### Information shown

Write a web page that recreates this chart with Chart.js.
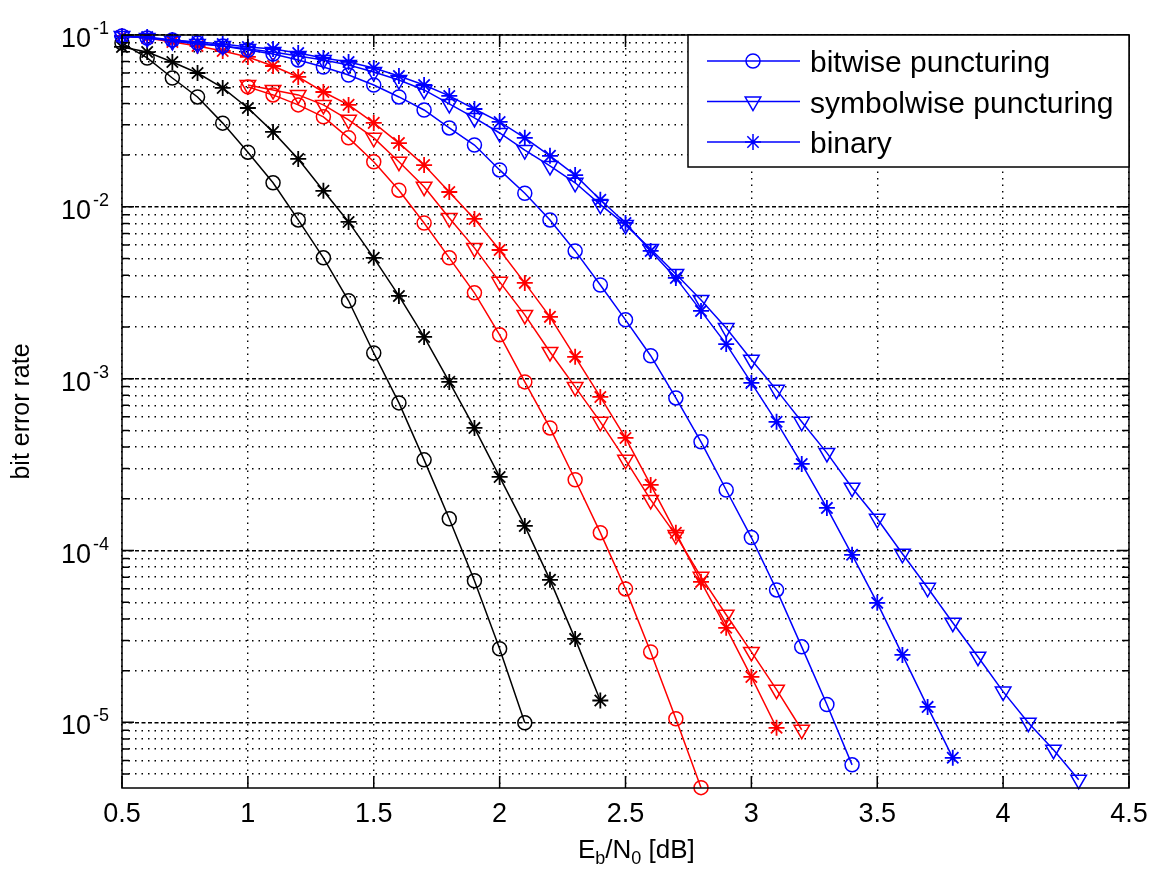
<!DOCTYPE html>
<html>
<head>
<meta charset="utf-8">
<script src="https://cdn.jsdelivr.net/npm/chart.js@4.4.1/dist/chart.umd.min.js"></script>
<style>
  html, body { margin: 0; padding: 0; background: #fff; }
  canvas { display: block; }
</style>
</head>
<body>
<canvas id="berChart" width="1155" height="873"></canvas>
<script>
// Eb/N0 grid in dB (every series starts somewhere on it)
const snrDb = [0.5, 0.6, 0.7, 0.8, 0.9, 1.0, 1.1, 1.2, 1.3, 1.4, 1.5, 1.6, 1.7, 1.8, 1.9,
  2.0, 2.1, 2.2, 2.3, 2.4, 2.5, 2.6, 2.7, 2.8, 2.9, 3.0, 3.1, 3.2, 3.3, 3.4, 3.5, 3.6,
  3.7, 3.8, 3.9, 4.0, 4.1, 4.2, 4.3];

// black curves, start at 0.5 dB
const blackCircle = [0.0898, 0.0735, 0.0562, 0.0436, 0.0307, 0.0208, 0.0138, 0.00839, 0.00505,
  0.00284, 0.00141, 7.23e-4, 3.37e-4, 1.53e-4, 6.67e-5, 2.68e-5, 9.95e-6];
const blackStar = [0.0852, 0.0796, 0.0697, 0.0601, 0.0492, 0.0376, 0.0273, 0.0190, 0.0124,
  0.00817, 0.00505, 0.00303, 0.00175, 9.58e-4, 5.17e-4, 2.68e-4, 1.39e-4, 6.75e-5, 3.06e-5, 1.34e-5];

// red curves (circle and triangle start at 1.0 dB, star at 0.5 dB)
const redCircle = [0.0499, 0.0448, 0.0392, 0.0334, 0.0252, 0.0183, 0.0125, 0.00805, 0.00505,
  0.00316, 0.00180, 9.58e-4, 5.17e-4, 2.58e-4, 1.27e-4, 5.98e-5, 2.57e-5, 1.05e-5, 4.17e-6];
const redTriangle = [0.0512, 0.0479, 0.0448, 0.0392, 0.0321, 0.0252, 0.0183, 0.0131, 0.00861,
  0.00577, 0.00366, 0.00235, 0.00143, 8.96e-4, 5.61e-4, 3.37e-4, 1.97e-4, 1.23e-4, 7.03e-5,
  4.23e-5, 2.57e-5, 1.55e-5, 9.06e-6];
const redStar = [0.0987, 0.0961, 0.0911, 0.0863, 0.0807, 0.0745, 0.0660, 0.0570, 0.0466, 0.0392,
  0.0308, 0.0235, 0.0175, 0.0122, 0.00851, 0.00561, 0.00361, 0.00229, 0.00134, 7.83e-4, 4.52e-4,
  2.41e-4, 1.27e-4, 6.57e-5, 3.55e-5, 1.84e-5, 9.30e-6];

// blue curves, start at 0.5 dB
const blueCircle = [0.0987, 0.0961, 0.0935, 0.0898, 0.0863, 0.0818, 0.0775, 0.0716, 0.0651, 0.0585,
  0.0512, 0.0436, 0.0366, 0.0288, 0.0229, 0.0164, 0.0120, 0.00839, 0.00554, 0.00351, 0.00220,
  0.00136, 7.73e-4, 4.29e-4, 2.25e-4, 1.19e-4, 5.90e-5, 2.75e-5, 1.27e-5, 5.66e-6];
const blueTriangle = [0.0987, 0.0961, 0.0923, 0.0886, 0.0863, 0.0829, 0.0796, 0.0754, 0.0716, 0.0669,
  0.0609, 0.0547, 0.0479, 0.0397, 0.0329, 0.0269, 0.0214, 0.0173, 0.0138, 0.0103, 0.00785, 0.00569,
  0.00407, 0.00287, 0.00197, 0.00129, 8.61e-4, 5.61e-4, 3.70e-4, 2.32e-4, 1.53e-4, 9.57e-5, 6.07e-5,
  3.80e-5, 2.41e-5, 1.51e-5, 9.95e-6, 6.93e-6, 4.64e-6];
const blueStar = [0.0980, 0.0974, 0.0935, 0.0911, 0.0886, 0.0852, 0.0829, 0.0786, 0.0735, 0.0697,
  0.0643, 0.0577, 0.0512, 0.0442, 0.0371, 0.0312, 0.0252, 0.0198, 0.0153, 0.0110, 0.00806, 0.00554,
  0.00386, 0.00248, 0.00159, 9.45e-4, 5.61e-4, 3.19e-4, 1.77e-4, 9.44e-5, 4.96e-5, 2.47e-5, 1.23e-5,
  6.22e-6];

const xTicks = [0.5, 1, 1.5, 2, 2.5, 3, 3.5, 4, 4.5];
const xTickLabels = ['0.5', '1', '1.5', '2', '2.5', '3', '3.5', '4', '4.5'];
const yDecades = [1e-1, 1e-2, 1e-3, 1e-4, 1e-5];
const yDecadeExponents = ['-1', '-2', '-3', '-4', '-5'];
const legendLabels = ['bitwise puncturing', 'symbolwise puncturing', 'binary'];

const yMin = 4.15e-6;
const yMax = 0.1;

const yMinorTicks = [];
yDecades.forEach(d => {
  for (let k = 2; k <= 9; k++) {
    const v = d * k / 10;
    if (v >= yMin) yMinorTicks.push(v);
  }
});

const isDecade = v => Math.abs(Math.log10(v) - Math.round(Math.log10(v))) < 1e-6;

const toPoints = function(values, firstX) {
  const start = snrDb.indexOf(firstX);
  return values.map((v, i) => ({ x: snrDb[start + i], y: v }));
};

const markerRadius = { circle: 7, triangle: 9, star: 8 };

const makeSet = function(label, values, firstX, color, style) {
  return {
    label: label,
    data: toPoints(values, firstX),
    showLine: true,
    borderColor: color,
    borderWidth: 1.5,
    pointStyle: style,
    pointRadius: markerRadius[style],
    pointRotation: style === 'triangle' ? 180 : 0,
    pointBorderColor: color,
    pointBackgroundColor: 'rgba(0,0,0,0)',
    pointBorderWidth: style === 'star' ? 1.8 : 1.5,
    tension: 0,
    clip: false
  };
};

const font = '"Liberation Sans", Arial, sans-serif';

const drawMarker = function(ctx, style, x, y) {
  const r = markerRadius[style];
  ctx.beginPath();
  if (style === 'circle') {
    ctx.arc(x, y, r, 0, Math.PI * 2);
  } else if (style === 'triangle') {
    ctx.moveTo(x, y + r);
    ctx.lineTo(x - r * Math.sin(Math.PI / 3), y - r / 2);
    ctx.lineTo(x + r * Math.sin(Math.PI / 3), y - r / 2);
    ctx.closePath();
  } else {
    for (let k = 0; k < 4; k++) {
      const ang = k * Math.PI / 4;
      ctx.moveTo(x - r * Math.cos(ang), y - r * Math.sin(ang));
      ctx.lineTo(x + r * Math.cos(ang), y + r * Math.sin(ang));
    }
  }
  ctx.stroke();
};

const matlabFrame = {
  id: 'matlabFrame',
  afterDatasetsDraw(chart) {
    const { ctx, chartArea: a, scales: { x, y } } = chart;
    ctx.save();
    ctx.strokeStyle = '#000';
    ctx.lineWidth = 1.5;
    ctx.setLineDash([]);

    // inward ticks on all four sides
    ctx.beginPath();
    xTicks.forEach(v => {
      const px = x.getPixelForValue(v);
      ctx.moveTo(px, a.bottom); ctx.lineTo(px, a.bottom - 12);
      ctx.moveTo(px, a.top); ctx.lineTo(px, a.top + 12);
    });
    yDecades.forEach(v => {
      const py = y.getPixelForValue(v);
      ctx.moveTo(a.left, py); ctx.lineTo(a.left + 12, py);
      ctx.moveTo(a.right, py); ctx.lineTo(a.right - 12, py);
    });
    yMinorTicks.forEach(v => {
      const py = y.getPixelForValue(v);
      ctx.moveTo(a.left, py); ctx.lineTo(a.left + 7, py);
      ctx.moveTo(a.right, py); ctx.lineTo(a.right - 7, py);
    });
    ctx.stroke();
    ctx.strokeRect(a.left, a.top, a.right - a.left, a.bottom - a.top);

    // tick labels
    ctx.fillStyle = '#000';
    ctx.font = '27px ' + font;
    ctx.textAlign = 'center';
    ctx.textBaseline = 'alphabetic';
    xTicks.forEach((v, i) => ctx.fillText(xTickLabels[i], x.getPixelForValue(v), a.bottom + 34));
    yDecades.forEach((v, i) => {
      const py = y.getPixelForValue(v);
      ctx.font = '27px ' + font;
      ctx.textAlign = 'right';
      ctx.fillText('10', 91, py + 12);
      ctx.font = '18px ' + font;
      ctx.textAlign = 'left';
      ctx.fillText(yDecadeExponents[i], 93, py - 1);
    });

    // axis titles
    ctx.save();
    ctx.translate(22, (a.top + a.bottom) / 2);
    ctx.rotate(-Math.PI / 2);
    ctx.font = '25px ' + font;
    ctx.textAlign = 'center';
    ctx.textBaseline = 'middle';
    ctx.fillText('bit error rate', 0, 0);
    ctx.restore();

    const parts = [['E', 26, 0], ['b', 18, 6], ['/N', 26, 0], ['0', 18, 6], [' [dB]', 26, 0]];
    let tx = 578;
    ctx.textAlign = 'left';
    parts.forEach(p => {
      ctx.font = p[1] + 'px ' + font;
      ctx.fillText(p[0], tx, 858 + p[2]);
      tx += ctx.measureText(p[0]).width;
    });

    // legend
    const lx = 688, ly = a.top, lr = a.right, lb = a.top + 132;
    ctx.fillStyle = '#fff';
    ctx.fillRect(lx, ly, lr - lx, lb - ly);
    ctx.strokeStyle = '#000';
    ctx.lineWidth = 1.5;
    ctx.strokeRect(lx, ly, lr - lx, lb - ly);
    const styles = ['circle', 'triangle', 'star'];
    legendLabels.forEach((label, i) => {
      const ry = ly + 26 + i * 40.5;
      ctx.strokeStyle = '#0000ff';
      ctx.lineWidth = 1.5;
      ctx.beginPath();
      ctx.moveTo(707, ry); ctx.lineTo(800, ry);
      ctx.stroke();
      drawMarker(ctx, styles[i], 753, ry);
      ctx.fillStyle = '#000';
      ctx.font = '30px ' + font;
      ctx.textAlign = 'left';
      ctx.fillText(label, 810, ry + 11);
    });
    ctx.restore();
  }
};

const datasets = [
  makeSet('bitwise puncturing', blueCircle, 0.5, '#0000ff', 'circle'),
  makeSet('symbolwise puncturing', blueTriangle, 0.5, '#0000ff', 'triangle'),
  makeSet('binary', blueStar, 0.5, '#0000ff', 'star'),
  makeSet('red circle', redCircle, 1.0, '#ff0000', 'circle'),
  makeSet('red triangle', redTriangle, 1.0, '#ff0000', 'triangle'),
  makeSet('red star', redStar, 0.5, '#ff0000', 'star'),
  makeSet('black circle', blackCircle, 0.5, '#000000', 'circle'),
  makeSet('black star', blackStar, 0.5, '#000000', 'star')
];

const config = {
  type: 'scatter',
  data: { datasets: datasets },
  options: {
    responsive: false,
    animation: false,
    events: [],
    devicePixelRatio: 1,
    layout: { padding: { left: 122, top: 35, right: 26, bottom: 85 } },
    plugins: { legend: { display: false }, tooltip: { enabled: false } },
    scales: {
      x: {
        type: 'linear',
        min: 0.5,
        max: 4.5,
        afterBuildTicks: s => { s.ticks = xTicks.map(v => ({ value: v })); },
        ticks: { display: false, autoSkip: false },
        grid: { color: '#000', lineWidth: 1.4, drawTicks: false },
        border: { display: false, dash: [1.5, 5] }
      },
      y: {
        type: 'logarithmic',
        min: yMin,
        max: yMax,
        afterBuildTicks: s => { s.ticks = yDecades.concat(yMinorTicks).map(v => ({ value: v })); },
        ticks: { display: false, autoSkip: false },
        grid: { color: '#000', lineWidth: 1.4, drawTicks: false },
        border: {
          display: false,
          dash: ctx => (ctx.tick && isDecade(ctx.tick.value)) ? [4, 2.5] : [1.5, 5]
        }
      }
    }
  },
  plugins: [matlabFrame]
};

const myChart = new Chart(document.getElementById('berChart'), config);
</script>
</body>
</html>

### Task to complete
Exactly reproduce the run of lines from the start of the listing through the line with "2.41e-4, 1.27e-4, 6.57e-5, 3.55e-5, 1.84e-5, 9.30e-6];", inclusive; pictures are not copied.

### Answer in full
Write a web page that recreates this chart with Chart.js.
<!DOCTYPE html>
<html>
<head>
<meta charset="utf-8">
<script src="https://cdn.jsdelivr.net/npm/chart.js@4.4.1/dist/chart.umd.min.js"></script>
<style>
  html, body { margin: 0; padding: 0; background: #fff; }
  canvas { display: block; }
</style>
</head>
<body>
<canvas id="berChart" width="1155" height="873"></canvas>
<script>
// Eb/N0 grid in dB (every series starts somewhere on it)
const snrDb = [0.5, 0.6, 0.7, 0.8, 0.9, 1.0, 1.1, 1.2, 1.3, 1.4, 1.5, 1.6, 1.7, 1.8, 1.9,
  2.0, 2.1, 2.2, 2.3, 2.4, 2.5, 2.6, 2.7, 2.8, 2.9, 3.0, 3.1, 3.2, 3.3, 3.4, 3.5, 3.6,
  3.7, 3.8, 3.9, 4.0, 4.1, 4.2, 4.3];

// black curves, start at 0.5 dB
const blackCircle = [0.0898, 0.0735, 0.0562, 0.0436, 0.0307, 0.0208, 0.0138, 0.00839, 0.00505,
  0.00284, 0.00141, 7.23e-4, 3.37e-4, 1.53e-4, 6.67e-5, 2.68e-5, 9.95e-6];
const blackStar = [0.0852, 0.0796, 0.0697, 0.0601, 0.0492, 0.0376, 0.0273, 0.0190, 0.0124,
  0.00817, 0.00505, 0.00303, 0.00175, 9.58e-4, 5.17e-4, 2.68e-4, 1.39e-4, 6.75e-5, 3.06e-5, 1.34e-5];

// red curves (circle and triangle start at 1.0 dB, star at 0.5 dB)
const redCircle = [0.0499, 0.0448, 0.0392, 0.0334, 0.0252, 0.0183, 0.0125, 0.00805, 0.00505,
  0.00316, 0.00180, 9.58e-4, 5.17e-4, 2.58e-4, 1.27e-4, 5.98e-5, 2.57e-5, 1.05e-5, 4.17e-6];
const redTriangle = [0.0512, 0.0479, 0.0448, 0.0392, 0.0321, 0.0252, 0.0183, 0.0131, 0.00861,
  0.00577, 0.00366, 0.00235, 0.00143, 8.96e-4, 5.61e-4, 3.37e-4, 1.97e-4, 1.23e-4, 7.03e-5,
  4.23e-5, 2.57e-5, 1.55e-5, 9.06e-6];
const redStar = [0.0987, 0.0961, 0.0911, 0.0863, 0.0807, 0.0745, 0.0660, 0.0570, 0.0466, 0.0392,
  0.0308, 0.0235, 0.0175, 0.0122, 0.00851, 0.00561, 0.00361, 0.00229, 0.00134, 7.83e-4, 4.52e-4,
  2.41e-4, 1.27e-4, 6.57e-5, 3.55e-5, 1.84e-5, 9.30e-6];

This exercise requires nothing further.